Short exercise:
In the entries below, find the line with "Generate a Python" and the line with "pred_labels = [42, 41, 43]", then retype both and everything between them exactly. Do not copy the pictures.

(Source code of charts)

####

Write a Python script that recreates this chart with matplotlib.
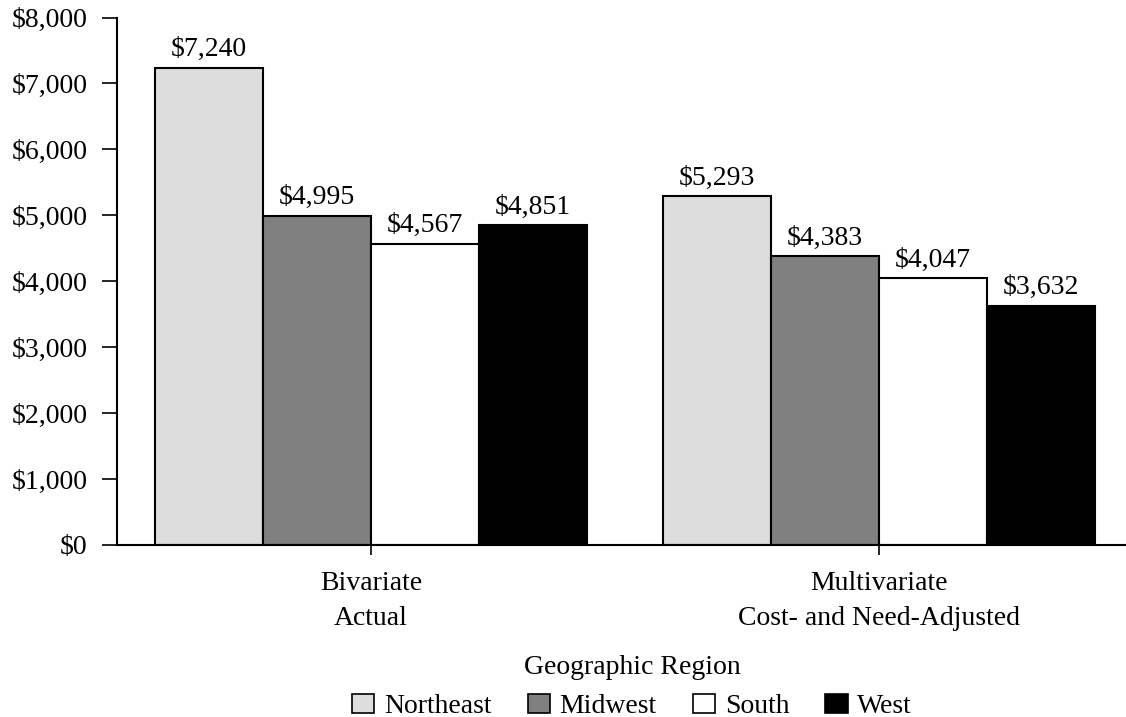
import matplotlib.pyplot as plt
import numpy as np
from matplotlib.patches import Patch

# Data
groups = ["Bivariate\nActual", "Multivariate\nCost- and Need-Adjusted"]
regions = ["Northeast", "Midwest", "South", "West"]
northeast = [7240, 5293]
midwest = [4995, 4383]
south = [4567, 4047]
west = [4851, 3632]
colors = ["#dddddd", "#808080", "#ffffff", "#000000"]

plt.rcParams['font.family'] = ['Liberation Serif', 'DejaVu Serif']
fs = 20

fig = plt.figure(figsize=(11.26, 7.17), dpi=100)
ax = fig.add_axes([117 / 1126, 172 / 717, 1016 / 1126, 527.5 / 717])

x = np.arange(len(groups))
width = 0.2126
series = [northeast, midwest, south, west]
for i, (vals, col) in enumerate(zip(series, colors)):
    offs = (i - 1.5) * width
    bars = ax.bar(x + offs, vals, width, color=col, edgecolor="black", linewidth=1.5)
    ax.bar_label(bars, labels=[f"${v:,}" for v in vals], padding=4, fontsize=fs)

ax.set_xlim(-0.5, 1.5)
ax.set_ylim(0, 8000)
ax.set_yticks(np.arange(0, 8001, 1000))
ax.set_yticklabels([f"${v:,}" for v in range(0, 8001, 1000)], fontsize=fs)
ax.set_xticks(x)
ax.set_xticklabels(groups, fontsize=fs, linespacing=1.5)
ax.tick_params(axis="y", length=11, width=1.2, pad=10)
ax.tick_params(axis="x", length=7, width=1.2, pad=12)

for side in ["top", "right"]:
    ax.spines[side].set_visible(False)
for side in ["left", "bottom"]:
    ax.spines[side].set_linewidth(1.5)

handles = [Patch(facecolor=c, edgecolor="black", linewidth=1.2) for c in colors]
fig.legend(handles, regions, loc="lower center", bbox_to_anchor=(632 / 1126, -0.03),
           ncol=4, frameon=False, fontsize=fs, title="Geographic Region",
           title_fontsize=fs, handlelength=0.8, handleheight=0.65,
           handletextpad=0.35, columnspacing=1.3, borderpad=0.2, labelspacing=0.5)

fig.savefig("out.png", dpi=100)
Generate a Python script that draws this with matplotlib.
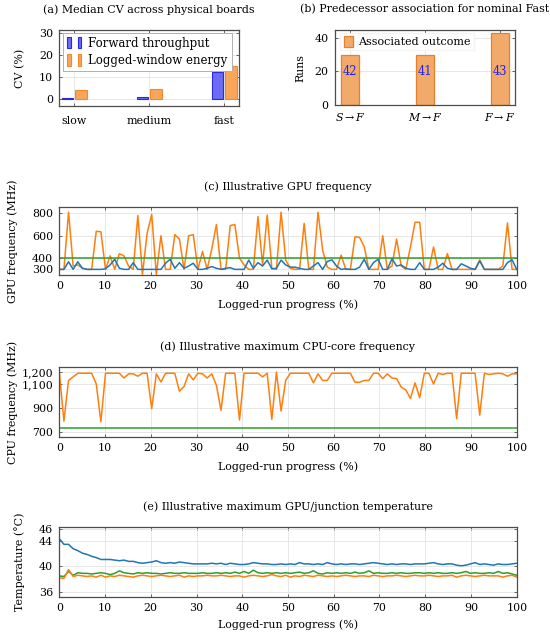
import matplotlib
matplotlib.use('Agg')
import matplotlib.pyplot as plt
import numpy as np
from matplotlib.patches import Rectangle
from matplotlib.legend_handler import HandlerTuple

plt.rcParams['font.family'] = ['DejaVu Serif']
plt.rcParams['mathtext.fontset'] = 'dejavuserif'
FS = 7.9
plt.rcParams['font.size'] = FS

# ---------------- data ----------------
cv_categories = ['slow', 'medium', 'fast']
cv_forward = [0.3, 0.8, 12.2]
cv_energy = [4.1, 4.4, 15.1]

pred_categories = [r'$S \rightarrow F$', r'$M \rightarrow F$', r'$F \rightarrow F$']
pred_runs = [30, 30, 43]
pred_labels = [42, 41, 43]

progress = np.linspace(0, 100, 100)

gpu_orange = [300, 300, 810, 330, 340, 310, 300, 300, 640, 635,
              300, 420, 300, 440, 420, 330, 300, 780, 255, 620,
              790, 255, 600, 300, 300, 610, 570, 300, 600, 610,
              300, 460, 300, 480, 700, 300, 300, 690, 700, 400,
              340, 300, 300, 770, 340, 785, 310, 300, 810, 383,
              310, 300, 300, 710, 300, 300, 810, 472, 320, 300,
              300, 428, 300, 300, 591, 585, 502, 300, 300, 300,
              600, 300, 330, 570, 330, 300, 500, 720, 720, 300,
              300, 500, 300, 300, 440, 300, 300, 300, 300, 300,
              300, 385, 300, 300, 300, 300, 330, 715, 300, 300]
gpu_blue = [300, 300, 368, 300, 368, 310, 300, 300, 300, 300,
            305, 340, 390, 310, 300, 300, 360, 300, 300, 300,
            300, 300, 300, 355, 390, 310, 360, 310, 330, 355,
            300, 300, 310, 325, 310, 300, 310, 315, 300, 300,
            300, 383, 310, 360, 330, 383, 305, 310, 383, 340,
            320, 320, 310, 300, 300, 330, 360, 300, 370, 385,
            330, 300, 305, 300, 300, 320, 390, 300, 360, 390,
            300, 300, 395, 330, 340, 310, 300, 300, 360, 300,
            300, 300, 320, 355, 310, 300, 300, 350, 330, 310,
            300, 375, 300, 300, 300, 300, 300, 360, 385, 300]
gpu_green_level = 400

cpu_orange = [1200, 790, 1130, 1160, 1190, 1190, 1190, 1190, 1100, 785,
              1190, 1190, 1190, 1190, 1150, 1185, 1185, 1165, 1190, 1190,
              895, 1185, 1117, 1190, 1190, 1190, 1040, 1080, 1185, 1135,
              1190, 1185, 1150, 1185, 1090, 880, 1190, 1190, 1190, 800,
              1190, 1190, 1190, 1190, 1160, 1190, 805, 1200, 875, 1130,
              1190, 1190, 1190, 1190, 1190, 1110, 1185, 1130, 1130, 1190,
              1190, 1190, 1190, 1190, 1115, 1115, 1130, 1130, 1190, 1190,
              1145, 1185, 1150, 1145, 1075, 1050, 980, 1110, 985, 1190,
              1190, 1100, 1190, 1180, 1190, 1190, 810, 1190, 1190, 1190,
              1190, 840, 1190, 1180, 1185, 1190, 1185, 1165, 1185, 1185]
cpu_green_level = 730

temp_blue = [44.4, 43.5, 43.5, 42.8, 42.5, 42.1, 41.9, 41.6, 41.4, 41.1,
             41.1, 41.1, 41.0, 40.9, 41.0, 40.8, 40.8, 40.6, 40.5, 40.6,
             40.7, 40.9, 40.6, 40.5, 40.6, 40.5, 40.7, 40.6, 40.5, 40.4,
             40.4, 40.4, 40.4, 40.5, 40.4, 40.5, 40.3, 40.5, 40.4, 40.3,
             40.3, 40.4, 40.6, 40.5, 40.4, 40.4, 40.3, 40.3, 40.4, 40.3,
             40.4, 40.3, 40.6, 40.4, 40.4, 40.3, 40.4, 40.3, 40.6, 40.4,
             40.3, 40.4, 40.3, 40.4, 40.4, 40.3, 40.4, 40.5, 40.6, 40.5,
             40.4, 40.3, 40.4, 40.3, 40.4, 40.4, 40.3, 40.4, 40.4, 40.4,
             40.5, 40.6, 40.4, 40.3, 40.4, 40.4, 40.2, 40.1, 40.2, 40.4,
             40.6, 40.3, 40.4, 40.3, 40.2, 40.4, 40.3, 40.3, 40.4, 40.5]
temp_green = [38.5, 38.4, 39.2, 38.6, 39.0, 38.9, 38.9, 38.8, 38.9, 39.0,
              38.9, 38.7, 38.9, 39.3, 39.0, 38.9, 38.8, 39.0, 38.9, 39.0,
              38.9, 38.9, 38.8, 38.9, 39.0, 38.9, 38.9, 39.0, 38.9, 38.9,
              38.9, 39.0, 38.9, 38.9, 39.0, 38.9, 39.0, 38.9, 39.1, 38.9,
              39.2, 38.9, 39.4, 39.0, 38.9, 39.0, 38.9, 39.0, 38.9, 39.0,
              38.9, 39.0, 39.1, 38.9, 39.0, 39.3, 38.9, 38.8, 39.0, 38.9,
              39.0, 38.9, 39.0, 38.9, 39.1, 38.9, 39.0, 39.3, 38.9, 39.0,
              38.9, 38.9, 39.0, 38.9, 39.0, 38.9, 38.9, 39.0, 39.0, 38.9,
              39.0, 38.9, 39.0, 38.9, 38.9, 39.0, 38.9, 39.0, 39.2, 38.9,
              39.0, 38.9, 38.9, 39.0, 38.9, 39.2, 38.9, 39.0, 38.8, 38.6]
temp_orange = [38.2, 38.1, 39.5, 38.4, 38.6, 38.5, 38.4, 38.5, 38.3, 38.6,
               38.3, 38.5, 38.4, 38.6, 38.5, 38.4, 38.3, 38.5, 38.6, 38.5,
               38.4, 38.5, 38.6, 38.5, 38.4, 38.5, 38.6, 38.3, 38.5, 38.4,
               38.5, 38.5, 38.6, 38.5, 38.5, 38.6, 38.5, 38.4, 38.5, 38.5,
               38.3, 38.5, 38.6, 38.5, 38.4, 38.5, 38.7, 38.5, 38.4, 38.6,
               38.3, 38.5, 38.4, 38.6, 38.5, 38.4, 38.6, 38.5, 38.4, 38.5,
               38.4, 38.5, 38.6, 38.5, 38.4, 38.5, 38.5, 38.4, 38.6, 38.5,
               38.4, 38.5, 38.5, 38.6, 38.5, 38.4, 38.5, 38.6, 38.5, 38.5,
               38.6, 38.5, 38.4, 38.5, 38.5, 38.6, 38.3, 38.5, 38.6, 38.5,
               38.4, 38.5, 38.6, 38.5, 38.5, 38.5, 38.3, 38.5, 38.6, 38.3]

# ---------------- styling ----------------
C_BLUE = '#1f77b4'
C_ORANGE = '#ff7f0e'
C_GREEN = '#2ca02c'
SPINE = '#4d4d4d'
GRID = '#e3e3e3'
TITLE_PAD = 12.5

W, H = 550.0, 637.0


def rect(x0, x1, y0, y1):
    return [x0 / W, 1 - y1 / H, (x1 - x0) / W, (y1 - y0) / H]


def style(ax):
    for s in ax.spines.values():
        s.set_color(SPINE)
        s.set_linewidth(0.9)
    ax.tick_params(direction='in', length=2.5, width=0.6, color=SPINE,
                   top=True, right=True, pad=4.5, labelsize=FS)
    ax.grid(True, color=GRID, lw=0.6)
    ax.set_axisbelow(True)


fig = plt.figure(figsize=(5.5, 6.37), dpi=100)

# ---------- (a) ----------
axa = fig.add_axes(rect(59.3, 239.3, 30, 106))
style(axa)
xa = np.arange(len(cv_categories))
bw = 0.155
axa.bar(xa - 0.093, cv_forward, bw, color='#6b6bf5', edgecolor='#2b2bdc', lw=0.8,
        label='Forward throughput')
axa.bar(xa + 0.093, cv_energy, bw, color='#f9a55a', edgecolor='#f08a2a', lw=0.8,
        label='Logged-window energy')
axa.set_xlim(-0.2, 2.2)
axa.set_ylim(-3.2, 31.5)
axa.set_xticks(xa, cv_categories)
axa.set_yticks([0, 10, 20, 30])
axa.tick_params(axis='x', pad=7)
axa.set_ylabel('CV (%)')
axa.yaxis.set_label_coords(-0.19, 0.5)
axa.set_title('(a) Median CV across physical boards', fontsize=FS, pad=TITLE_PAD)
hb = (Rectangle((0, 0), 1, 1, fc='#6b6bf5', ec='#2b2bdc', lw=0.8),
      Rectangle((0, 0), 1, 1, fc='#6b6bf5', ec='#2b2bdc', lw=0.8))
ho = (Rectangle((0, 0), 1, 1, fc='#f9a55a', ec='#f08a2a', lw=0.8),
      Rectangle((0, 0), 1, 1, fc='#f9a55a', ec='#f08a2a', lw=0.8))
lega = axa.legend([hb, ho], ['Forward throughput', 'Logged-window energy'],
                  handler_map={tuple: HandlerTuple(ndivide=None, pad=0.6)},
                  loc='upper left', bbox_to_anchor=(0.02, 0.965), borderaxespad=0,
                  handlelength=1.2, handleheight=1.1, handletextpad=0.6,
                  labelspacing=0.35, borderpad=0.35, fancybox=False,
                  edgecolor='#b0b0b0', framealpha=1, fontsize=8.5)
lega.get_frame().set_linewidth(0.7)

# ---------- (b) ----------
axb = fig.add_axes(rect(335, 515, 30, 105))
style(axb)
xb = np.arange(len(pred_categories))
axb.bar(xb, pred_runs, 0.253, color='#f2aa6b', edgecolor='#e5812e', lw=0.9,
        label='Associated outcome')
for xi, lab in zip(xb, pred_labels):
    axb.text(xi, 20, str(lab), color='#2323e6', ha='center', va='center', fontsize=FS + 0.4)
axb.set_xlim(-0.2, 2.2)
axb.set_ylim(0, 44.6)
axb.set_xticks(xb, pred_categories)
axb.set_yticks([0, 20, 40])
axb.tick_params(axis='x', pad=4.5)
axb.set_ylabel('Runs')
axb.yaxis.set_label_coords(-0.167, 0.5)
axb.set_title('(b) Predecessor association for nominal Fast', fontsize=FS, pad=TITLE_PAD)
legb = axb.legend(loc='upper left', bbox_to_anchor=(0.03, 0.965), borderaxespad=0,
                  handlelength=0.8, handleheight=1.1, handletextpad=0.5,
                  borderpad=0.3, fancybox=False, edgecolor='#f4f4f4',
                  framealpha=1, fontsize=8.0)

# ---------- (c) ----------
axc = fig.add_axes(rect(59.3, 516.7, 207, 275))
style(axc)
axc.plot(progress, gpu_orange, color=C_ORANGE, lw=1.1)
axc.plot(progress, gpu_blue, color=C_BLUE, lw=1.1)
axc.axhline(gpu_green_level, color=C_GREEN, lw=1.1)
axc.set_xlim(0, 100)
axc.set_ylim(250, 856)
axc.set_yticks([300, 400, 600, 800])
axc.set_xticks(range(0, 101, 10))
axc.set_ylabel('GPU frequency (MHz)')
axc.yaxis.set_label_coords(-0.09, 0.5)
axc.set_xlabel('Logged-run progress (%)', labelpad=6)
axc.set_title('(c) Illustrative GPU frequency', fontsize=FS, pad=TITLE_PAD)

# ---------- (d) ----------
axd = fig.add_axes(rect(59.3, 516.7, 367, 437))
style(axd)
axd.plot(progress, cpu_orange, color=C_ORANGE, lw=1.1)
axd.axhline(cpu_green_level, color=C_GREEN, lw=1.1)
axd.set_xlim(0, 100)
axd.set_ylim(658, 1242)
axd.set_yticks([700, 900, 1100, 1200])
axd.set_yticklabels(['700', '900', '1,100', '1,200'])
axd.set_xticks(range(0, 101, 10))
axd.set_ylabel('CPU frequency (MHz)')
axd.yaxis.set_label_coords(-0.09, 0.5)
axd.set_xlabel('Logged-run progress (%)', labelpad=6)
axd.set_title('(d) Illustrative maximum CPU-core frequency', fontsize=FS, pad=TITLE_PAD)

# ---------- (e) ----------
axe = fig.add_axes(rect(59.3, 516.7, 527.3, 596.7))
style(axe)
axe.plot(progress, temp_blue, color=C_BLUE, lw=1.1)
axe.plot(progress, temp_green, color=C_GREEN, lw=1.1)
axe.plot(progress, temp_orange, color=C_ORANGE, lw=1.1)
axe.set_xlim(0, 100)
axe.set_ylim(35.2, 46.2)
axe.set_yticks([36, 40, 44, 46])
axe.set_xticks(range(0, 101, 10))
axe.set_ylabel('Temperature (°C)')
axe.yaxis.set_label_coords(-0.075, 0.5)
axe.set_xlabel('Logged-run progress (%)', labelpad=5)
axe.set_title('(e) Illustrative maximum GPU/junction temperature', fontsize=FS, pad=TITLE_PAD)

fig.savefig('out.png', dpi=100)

####

Completed task:
Generate a Python script that draws this with matplotlib.
import matplotlib
matplotlib.use('Agg')
import matplotlib.pyplot as plt
import numpy as np
from matplotlib.patches import Rectangle
from matplotlib.legend_handler import HandlerTuple

plt.rcParams['font.family'] = ['DejaVu Serif']
plt.rcParams['mathtext.fontset'] = 'dejavuserif'
FS = 7.9
plt.rcParams['font.size'] = FS

# ---------------- data ----------------
cv_categories = ['slow', 'medium', 'fast']
cv_forward = [0.3, 0.8, 12.2]
cv_energy = [4.1, 4.4, 15.1]

pred_categories = [r'$S \rightarrow F$', r'$M \rightarrow F$', r'$F \rightarrow F$']
pred_runs = [30, 30, 43]
pred_labels = [42, 41, 43]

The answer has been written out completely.